I am currently reading Thomas Friedman's Hot Flat and Crowded. Among many of his arguments, one of them is that the world is flat. By this, he means that, internationally, people's livlihood internationally are beginning to level out, and the playing field for international competition is much more equalized than it ever has been before. This phenomenon is occurring because more and more people are connected through technology, allowing more flowing ideas, more opportunity, and more global competition. Basically, historically, one needed to have the right birthrite to be wealthy and prosperous (or be insanely lucky). These days, with a basic level of comfort and the right technology, the American dream is becoming more of an international reality, and more and more people are hopping up to a global middle class.

A friend of mine and I recently were talking about pinyin, or the romanized version of Chinese. Today, more and more Chinese people are becoming literate; but these days, literate in Chinese characters is not enough, as literacy in pinyin and the Roman alphabet are becoming more and more necessary in today's world. She pointed out to me that nearly everyone in China owns a cell phone (which is true) and that nearly everyone sends text messages. In order to send text messages, one needs to use pinyin, thus necessitating the use of a romanized alphabet just to connect in the Chinese world.

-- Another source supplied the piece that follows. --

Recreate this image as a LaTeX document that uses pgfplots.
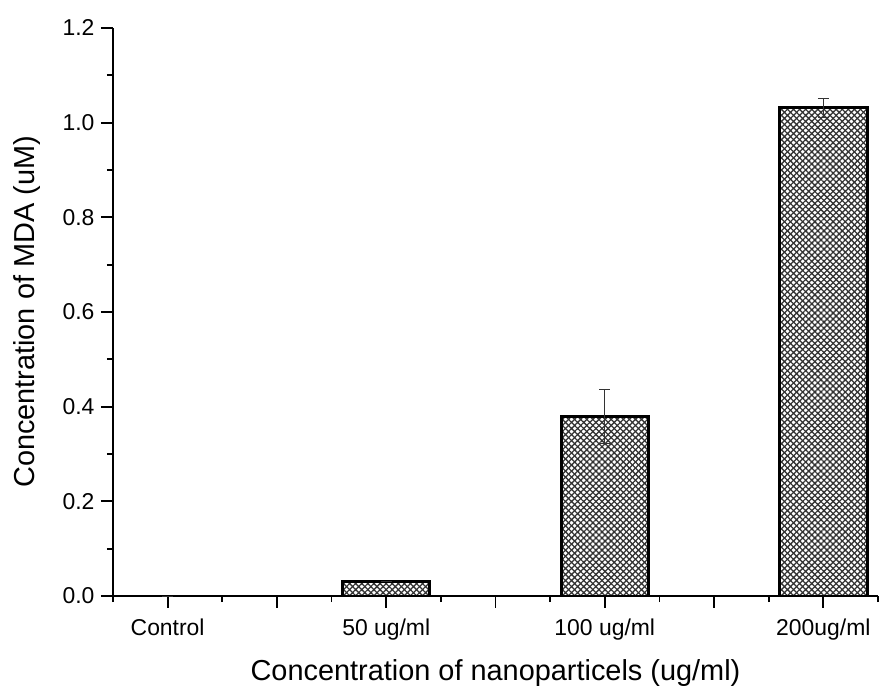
\documentclass[border=0pt]{standalone}
\usepackage{pgfplots}
\pgfplotsset{compat=1.18}
\usepackage{fontspec}
\setmainfont{Liberation Sans}
\usetikzlibrary{patterns.meta}

% MDA concentration per nanoparticle dose
\pgfplotstableread{
x   y      err
1   0.000  0.000
2   0.030  0.000
3   0.380  0.057
4   1.031  0.020
}\mdadata

\begin{document}
\begin{tikzpicture}
\begin{axis}[
    name=ax,
    at={(0,0)}, anchor=south west,
    scale only axis,
    width=765bp, height=568bp,
    xmin=0.75, xmax=4.25,
    ymin=0, ymax=1.2,
    axis lines*=left,
    axis line style={line width=1.8bp},
    tick align=outside,
    major tick length=12bp, minor tick length=6bp,
    every tick/.style={line width=1.8bp, black},
    xtick={1,1.5,2,2.5,3,3.5,4},
    xticklabels={Control,,50 ug/ml,,100 ug/ml,,200ug/ml},
    minor xtick={0.75,1.25,1.75,2.25,2.75,3.25,3.75,4.25},
    ytick={0,0.2,0.4,0.6,0.8,1.0,1.2},
    minor ytick={0.1,0.3,0.5,0.7,0.9,1.1},
    ticklabel style={font=\fontsize{23}{25}\selectfont},
    xticklabel style={yshift=-7bp},
    /pgf/number format/assume math mode=true,
    yticklabel style={xshift=-3bp, /pgf/number format/.cd, fixed, fixed zerofill, precision=1},
    xlabel={Concentration of nanoparticels (ug/ml)},
    ylabel={Concentration of MDA (uM)},
    label style={font=\fontsize{29}{32}\selectfont},
    xlabel style={at={(axis description cs:0.5,-0.136)}, anchor=center},
    ylabel style={at={(axis description cs:-0.113,0.5)}, anchor=center},
    ybar, bar width=0.4,
]
\addplot[
    draw=black, line width=3bp,
    pattern={Lines[angle=45, distance=4.3bp, line width=1.3bp]},
    pattern color=black!80,
    postaction={pattern={Lines[angle=-45, distance=4.3bp, line width=1.3bp]}, pattern color=black!80},
    error bars/.cd, y dir=both, y explicit,
    error bar style={line width=1bp, black!80, postaction={}},
    error mark options={rotate=90, mark size=5.5bp, line width=1bp, black!80},
] table[x=x, y=y, y error=err] {\mdadata};
\end{axis}
\pgfresetboundingbox
\path[use as bounding box] ([shift={(-113bp,-94bp)}]ax.south west) rectangle ([shift={(766bp,596bp)}]ax.south west);
\end{tikzpicture}
\end{document}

What does this have to do with the flattening of the world? The harsh truth is that, in a global context, in order to compete globally, a basic knowledge of English is required, as English is a highly imperialistic language. (And China knows this. As a small side note, the Chinese government actually wants to outlaw some of China's minority language, such as Uigher, because its use of Romanized alphabet actually makes it easier for minorities to learn English than Han Chinese). And the ability to pronounce words written in a Roman script puts someone on a much higher global playing field than one who cannot. And these days in China, everything from seeing a movie at the theater to going shopping at a department store assumes that people can use a Roman script (for instance, subtitles for English movies often include English words that cannot translate well).

Proponents of pinyin in the 1950s had argued this, claiming that pinyin would essentially help Chinese to be competitive in an increasingly global world. And while characters aren't going anywhere anytime soon, most Chinese who want competitive jobs need to be fluent in the Roman alphabet, not only to communicate but also to effectively use technology.

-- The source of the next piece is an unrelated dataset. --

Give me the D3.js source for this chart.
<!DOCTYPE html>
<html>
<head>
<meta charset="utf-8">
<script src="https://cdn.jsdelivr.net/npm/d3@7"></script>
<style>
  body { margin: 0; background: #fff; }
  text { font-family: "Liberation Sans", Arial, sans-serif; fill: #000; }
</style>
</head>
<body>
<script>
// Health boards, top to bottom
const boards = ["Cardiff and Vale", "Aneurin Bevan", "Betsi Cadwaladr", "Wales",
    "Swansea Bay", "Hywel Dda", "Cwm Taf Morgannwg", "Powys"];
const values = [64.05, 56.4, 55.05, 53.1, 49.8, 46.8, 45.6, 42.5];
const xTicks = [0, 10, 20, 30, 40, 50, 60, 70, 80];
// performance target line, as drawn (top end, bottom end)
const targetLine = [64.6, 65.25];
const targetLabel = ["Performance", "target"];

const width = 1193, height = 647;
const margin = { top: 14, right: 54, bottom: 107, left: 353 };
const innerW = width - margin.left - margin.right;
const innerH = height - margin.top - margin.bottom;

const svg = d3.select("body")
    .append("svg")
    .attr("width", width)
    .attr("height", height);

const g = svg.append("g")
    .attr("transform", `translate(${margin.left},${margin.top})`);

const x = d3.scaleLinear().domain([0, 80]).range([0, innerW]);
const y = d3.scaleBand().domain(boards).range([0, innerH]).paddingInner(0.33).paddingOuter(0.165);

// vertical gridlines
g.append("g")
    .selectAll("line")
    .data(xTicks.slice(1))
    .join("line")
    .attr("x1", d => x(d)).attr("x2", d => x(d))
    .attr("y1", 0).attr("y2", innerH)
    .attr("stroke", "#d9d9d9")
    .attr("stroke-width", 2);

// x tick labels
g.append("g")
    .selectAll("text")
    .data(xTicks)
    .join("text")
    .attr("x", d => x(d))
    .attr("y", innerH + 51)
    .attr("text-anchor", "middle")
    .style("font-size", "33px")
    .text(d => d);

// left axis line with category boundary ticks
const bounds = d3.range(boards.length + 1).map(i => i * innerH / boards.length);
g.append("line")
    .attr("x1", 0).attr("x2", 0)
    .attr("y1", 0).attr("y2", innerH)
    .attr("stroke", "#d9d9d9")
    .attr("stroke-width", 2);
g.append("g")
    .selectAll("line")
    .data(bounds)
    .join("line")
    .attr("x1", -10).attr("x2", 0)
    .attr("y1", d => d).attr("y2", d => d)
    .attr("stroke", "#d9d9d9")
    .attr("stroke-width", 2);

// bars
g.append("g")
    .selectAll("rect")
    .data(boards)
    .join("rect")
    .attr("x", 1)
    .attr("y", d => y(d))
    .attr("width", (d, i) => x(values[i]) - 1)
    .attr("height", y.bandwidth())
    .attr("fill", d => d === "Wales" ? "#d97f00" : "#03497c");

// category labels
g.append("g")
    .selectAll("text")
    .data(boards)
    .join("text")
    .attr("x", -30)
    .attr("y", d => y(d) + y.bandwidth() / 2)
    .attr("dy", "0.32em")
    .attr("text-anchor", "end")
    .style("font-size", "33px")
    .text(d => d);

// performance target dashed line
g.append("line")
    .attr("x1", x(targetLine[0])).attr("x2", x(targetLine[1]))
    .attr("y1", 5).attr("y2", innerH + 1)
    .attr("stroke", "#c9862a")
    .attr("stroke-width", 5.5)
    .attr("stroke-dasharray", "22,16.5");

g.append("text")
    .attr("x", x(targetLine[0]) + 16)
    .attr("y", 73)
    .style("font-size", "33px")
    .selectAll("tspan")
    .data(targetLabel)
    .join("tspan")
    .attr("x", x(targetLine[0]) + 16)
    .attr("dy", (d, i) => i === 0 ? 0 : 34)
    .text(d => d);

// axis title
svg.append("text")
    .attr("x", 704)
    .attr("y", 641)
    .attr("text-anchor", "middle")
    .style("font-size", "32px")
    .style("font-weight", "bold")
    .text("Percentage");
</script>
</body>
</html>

So even if you don't agree with Friedman's other arguments, this small phenomenon shows how technology is starting to flatten the world.

5/06/2009

Funny, Interesting, and totally unrelated

As I was flipping through the People’s Daily from the 1950s recently, something completely unrelated to my research caught my attention (as often happens...): political cartoons regarding foreign policy. The first one that caught my attention actually regarded American domestic politics: As the cartoon shows below, one man wears a sandwich board, and on the front his advertisement reads "Please choose the Republican party" and on his back the advertisement reads "Please choose the Democratic party." The caption below reads "2 advertisements, 1 boss."

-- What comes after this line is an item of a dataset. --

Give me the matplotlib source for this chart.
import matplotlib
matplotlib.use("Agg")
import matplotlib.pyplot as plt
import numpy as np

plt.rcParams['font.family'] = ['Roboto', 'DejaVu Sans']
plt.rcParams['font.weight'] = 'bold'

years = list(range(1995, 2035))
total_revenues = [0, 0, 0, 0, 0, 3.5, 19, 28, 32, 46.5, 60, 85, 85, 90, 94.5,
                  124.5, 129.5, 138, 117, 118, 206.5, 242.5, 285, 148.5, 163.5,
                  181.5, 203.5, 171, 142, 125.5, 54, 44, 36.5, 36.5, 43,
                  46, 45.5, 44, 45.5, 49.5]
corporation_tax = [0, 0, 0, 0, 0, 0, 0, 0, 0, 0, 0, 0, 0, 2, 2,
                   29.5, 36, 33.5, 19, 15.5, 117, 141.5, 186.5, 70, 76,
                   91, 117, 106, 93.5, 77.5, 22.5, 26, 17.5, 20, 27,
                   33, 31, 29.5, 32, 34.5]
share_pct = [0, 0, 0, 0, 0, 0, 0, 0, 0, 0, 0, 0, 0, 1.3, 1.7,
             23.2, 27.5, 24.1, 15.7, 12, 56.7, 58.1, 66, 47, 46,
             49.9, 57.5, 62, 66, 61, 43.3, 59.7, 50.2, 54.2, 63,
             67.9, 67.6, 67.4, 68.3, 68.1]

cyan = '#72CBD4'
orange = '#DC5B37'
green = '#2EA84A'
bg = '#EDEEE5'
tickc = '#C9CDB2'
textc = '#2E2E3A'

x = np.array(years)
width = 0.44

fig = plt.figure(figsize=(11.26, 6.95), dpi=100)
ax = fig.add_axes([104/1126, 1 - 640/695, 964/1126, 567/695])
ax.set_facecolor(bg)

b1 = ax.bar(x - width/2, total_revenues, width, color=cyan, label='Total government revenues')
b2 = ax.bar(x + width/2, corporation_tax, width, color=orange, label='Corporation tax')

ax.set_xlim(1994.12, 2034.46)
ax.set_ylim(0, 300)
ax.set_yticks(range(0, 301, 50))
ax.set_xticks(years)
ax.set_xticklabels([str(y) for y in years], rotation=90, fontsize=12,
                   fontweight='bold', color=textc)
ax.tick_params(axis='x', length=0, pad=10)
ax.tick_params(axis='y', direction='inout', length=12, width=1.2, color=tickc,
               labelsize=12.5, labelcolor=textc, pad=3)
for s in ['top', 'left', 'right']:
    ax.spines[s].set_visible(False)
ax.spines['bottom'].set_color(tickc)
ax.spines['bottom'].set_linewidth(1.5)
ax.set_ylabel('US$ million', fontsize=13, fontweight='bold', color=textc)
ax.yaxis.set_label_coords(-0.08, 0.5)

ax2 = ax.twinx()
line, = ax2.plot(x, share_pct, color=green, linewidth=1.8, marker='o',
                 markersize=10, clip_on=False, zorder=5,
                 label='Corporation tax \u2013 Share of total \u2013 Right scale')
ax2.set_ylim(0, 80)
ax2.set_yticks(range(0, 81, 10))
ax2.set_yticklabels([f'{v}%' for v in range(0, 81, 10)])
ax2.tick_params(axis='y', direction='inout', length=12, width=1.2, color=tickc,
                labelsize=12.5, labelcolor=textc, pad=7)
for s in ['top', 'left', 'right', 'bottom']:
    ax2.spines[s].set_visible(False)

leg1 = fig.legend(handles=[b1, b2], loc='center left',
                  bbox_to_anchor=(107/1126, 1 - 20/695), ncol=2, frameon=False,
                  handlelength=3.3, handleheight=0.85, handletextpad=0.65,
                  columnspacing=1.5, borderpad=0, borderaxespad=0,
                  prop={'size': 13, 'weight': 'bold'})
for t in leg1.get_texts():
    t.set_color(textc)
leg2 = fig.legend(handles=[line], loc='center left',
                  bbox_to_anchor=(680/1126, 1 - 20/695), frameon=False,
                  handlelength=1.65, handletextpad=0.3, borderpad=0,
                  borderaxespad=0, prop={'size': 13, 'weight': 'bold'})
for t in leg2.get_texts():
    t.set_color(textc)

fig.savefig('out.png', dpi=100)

This cartoon literally made me laugh out loud in the archives (drawing more attention to myself than usual) not only because the cartoon is quite funny, but also because it is incredibly perceptive, even though it may not mean to be. I believe the People's Daily was trying to point out that our "free" society was really ruled by one overarching archaic institution, but in fact also makes the point that our parties' platforms are incredibly similar. And when we compare our political climate to the rest of the world, that was true and still is to this day.

If I look at all of these cartoons, all of them show a certain awareness about what was going on around the world. While the People's Daily certainly had an agenda, the points that they make about the West's actions don't seem as biased as they seem astute. I find this refreshing, perhaps because a lot of what I find in the Chinese news today is much less clever in its portrayal of the West's actions around the world.

I’ve reproduced a few of my favorites below. About half of them are from 1956, where the main international news was Israel and the Suez Canal crisis. The other half are from 1966, where the main news was Vietnam.


This cartoon, from November 9th, 1955, the signs all over Japan read things such as "Japanese people cannot do _____here" such as live, work, drive, etc.



This cartoon, entitled "Passing the torch" was from November 6th, 1956. The torch reads "invasion" and as the small British man steals it, he heads towards "Egypt." While obviously the comparison to Hitler is a bit much, I find it interesting that China smartly picked up the hypocrisy in our actions. However, related to the Suez canal crisis, I find the following cartoon even more interesting:



In this cartoon, (November 1st, 1956) the strange looking man with the British flag hat is meant to represent France and England, and they spur on a bull labeled Israel as they cross the fence into Egypt. I really like the way the causality is represented here.



I find a lot of relevance in this cartoon and the next one to today's problems. In this cartoon, labeled "charity" shows an American man with a barrel labaled "Money from Arab/US Oil companies." He rides a carpet labeled "Special Saudi/American relationship" and throws a little money towards we can assume the Arab world, and it is labeled "charity fee." Even in the 1950s, China was aware of America's relationship with the Arab world and our use of policy to maintain a privaledged position in obtaining oil.



In this cartoon, the barrel reads oil, and America steals the foundation holding England up (with an evil grin). I admit I don't know a lot about the American/British/Saudi relationship at this time, but nonetheless, it is a creative cartoon.


In this cartoon, from February 10, 1966, the small support about to break underneath the bridge reads "America's domestic problems" and the tank reads "America invading Vietnam." To me, this could be read in 2 ways: As America becomes more embroiled in Vietnam, the domestic situation will inevitably crumble; OR that America used its domestic woes to support a war in Vietnam. Both are interesting arguments.


This cartoon I find quite funny. The captain, sitting and looking disheveled, looks at the other soldier, daydreaming about his girlfriend, and scolds him, telling him to focus. At the same time, however, he dreams of returning home to America. I find it fascinating that China picked up on the loss of morale in our troops as early as 1966 (or perhaps they assumed it, and it just happened to be true).


This cartoon is from February 19, 1966. The sickly looking horse is labeled as "South Vietnam." I showed this cartoon to a few friends, and one of them (not an American) looked at me and said "well...that's what you guys did." And essentially, he's right.